Alguien cercano me sugirió visitarlo y, quizás, reflejar su quehacer en estas páginas. Confieso que no andaba muy convencida, pues el acostumbrado encontronazo con los precios y las malas experiencias con las pesas impulsaban, a duras penas, mi entusiasmo.
La primera sorpresa la recibí cuando me dijo que cerraba a las siete de la noche y que los domingos trabajaba corrido hasta las tres; la segunda fue cuando al ver la tablilla de precios, entre ajo y cebolla no superaban los 200 pesos la ristra.
Carlos Miguel Rodríguez Pérez es graduado con título de oro en Cultura Física, pero hace poco más de cinco años que no ejerce en el sector educacional, sino que expende viandas y hortalizas en un punto de venta ubicado en las afueras del municipio de Consolación del Sur.
-¿Por qué se decidió a vender aquí?-, le pregunto.
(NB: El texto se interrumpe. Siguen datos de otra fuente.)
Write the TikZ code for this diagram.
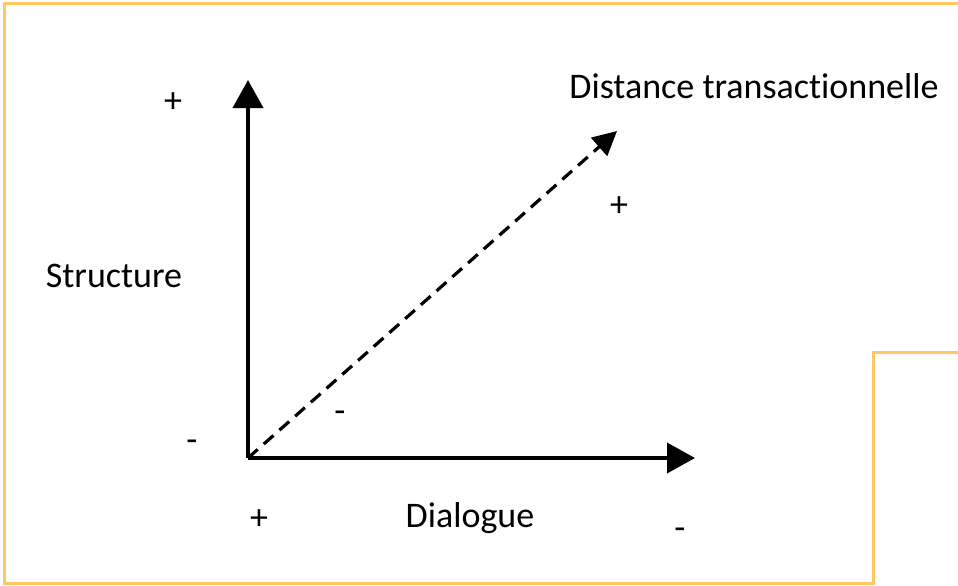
\documentclass[tikz,border=0pt]{standalone}
\usepackage{fontspec}
\setmainfont[Ligatures=NoCommon]{Carlito}
\usepackage{tikz}
\usetikzlibrary{arrows.meta, positioning}

\definecolor{frameorange}{RGB}{255,200,100}

\begin{document}
\begin{tikzpicture}[
  x=0.5pt, y=-0.5pt,
  lbl/.style={inner sep=0pt, font=\fontsize{18}{21}\selectfont},
  axis/.style={-{Triangle[length=14pt, width=15pt]}, line width=2pt},
  diag/.style={-{Triangle[length=12pt, width=12pt]}, line width=1.6pt, dash pattern=on 6.5pt off 4pt},
  frame/.style={draw=frameorange, line width=1.5pt},
]
\useasboundingbox (0,0) rectangle (958,585);

% Frame
\draw[frame] (958,3) -- (4,3) -- (4,583) -- (873,583) -- (873,352) -- (958,352);

% Axes
\coordinate (o) at (248,458);
\coordinate (ytip) at (248,80);
\coordinate (xtip) at (695,458);
\coordinate (dtip) at (617,131);

\draw[axis] (o) -- (ytip);
\draw[axis] (o) -- (xtip);
\draw[diag] (o) -- (dtip);

% Labels
\node[lbl] (struct) at (114,276) {Structure};
\node[lbl] (dial) at (470,518) {Dialogue};
\node[lbl] (dist) at (754,86) {Distance transactionnelle};

% Signs
\node[lbl] (splus) at (173,103) {+};
\node[lbl] (sminus) at (192,446) {-};
\node[lbl] (dplus) at (259,520) {+};
\node[lbl] (dminus) at (680,534) {-};
\node[lbl] (tplus) at (619,207) {+};
\node[lbl] (tminus) at (340,417) {-};

\end{tikzpicture}
\end{document}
Rápidamente me contesta que fue por una cuestión económica, porque vive enamorado de su profesión.
“En aquel entonces cobraba solo 345 pesos, con un niño pequeño, mi esposa, mi mamá… Tuve que dejar de dar clases para sustentar a mi familia”. Luego cuando incrementaron los salarios intentó regresar pero ya no había plaza, ahora me dice que no vuelve más.
El punto de venta se nombra Venceremos III, y es medio básico de la Granja Urbana. Allí expende lo que algunos productores y parceleros cosechan en patios y pequeñas extensiones de tierra. Entre todos se ponen de acuerdo y ajustan los precios respetando las regulaciones del Consejo de la Administración Municipal.
Berenjena, yuca, tomate, pimiento, ajo, cebolla… eran las ofertas del día. “Yo quisiera tenerlo siempre lleno, pero no depende de mí. En esta época hay más productos, pero llega después una época del año en que hay mucho menos”.
Es entonces cuando se concentra en lo que junto a dos obreros cultiva en un organopónico. “Tenemos remolacha, acelga, espinaca, cebollino, ajo puerro, quimbombó. Algunos se le venden al círculo infantil en convenio con la Dirección Municipal de Educación, pero la mayoría se los donamos”.
¿Y el salario?
“No tenemos salario fijo, es por lo que vendamos. Nos iban a hacer un sistema de pago que al final no funcionó. Luego iban a ponernos como trabajadores por cuenta propia pero todo quedó ahí. Tampoco me lo ponen como años de trabajo, es un poco complicado”.
Enseguida le comento sobre el principal motivo que me llevó hasta allí: la forma en que trata a los clientes y el servicio de calidad que presta, aunque no esté siempre surtido como él quisiera.
“El trato debe ser diferenciado, más cuando los precios están altos y las personas tienen tantos problemas. Cada cual es un mundo y hay que adecuarse, porque todo se acumula e influye en los estados de ánimo. Es difícil, pero se logra con el tiempo. Lo primero que requiere un trabajo como este es honestidad y buen trato”.
Cualquiera pudiera pensar que fue tal vez la pedagogía quien ha ayudado a este hombre a saber lidiar con distintos caracteres, pero hay algo con lo que se nace y eso no lo da ninguna carrera universitaria.
Para Carlos Miguel es fundamental ayudar a quienes lo necesitan. Durante tres años y medio le vendió, a precio de costo, malanga a una señora de la comunidad para su madre encamada. “Nunca obtuve ganancia con ella. No es lo mismo quien viene a comprar tres libras de malanga porque va a hacer una caldosa para un cumpleaños, que para un enfermo”.
Dijo Martí que ayudar al que lo necesita no es solo parte del deber, sino de la felicidad. A la entrada de Consolación del Sur (si viaja desde Pinar del Río), puede que la poca vistosidad del lugar lo haga pasar desapercibido, pero es sin dudas un espacio para descontaminarse del maltrato y el oportunismo abusivo del que muchas veces somos víctimas. Es, tal vez, una señal de que no todo está perdido.